Written by Dr. Jennifer Lanter
Earlier this year I learned that I had been elected to serve as a Councilor for the Council on Undergraduate Research (CUR). The tagline for this organization is “Learning Through Research,” a statement that is very much in line with the way I view my experiences with students as they serve as undergraduate research assistants in my Language Learning Lab.
For example, the undergraduate students in my lab have typically taken an Infancy and Early Childhood class where they have read about numerous clearly-described studies showing significant results related to child development. Often, when reading about it in a textbook or even reading the primary source article, the whole process can look “easy” and problem-free. However, once they are actively involved in executing studies with two- to six-year old children they learn that the studies do not always go as planned and that being prepared for a three-year-old to launch a toy across the lab or to not want to answer your question becomes essential. In short, the process that may have seemed “easy” now looks “messy” and their realization of what research with children can be like becomes much more realistic.

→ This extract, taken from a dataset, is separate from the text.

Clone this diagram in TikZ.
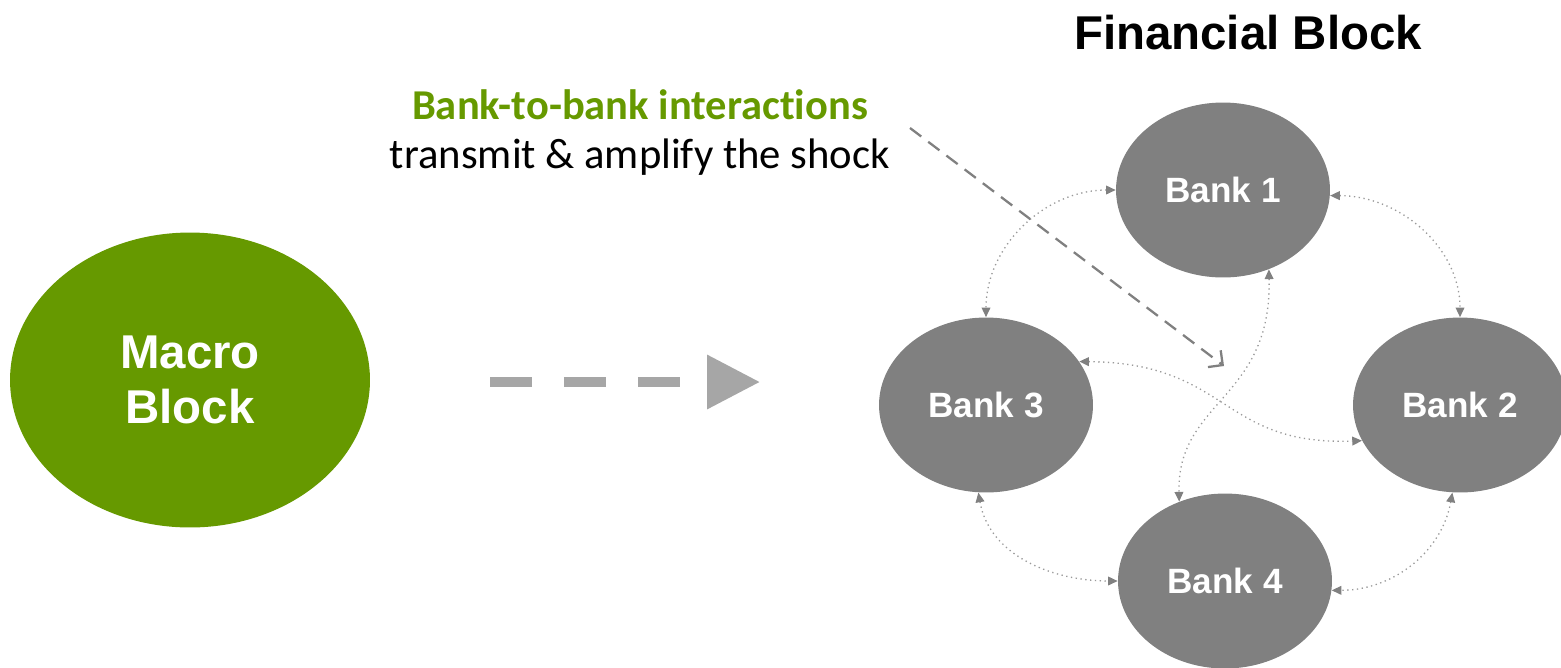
\documentclass[tikz,border=0pt]{standalone}
\usepackage{fontspec}
\setmainfont{Liberation Sans}
\newfontfamily\calibri[Ligatures=NoCommon]{Carlito}
\usetikzlibrary{shapes.geometric,arrows.meta}
\definecolor{macrogreen}{HTML}{669900}
\definecolor{bankgray}{HTML}{808080}
\definecolor{shockgray}{HTML}{A6A6A6}
\definecolor{linkgray}{HTML}{9A9A9A}
\begin{document}
\begin{tikzpicture}[x=0.02cm,y=-0.02cm,
  bank/.style={ellipse, fill=bankgray, text=white, inner sep=0pt,
    minimum width=4.28cm, minimum height=3.5cm,
    font=\bfseries\fontsize{20}{24}\selectfont},
  link/.style={draw=linkgray, line width=0.75pt, dotted,
    {Triangle[length=5.5pt,width=5pt,color=bankgray]}-{Triangle[length=5.5pt,width=5pt,color=bankgray]}}]
\useasboundingbox (0,0) rectangle (1561,667);

\node[ellipse, fill=macrogreen, text=white, inner sep=0pt, minimum width=7.2cm, minimum height=5.9cm,
  align=center, font=\bfseries\fontsize{27}{31}\selectfont] (macro) at (190,380) {Macro\\Block};

\node[bank] (b1) at (1223,190) {Bank 1};
\node[bank] (b2) at (1460,405) {Bank 2};
\node[bank] (b3) at (986,405) {Bank 3};
\node[bank] (b4) at (1225,581) {Bank 4};

\node[font=\bfseries\fontsize{27}{32}\selectfont] (fin) at (1248,33) {Financial Block};
\node[anchor=base, text=macrogreen, font=\calibri\bfseries\fontsize{24.2}{29}\selectfont] (inter) at (640,119) {Bank-to-bank interactions};
\node[anchor=base, font=\calibri\fontsize{24.3}{29}\selectfont] (trans) at (640,168) {transmit \& amplify the shock};

% shock from the macro block
\coordinate (s0) at (490,382);
\coordinate (s1) at (760,382);
\path[draw=shockgray, line width=5.7pt, dash pattern=on 0.84cm off 0.64cm,
  -{Triangle[length=1.06cm,width=1.04cm]}] (s0) -- (s1);

% pointer to the interactions
\coordinate (ptr) at (910,128);
\coordinate (hit) at (1224,366);
\path[draw=bankgray, line width=1.3pt, dash pattern=on 8pt off 5pt,
  -{Straight Barb[length=6pt,width=12pt]}] (ptr) -- (hit);

\path[link] (b1.180) to[out=180,in=90] (b3.north);
\path[link] (b1.-3) to[out=0,in=90] (b2.north);
\path[link] (b3.265) to[out=-80,in=180] (b4.180);
\path[link] (b2.265) to[out=-100,in=0] (b4.-5);
\path[link] (b3.25) .. controls (1230,363) and (1220,446) .. (b2.200);
\path[link] (b1.-60) .. controls (1272,400) and (1177,400) .. (b4.120);
\end{tikzpicture}
\end{document}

In addition, now students aren’t just reading about inter-rater reliability but are, themselves, seeing how their coding of a testing session lines up with how another research assistant codes a session. They are not just summarizing the methodology of a student but are, instead, attending to such precision in a student’s design so that they execute the method exactly the same way as two or three other research assistants. They are now no longer learning through reading about research studies but are instead “learning through research.”
I think I get especially excited about my undergraduate researchers around this time of year because this is typically the point in the semester where they have the opportunity to present their work to the local and state-wide community. My research assistants and I have been very busy lately preparing for the local Academic Excellence Symposium, the Posters in the Rotunda event in Madison, and the UW System Symposium for Undergraduate Research & Creative Activity.
These three events take place in mid- to late-April and will allow my students the opportunity to showcase their experiences with undergraduate research and their understanding of the related literature, methodology used, results, and implications of our study on the impact the meaning of the plural form has on children’s ability to produce the plural form. My research assistants have learned through this research assistant experience that our findings could ultimately help a child who has difficulty with the plural forms of words as we seek to find the ideal conditions to foster plural production.
As you can likely tell, I am passionate about these undergraduate research experiences. After all, had it not been for the undergraduate research experience I had at the University of Illinois in the Language Acquisition Lab I doubt I would be directing my own Language Learning Lab today and “learning through research.”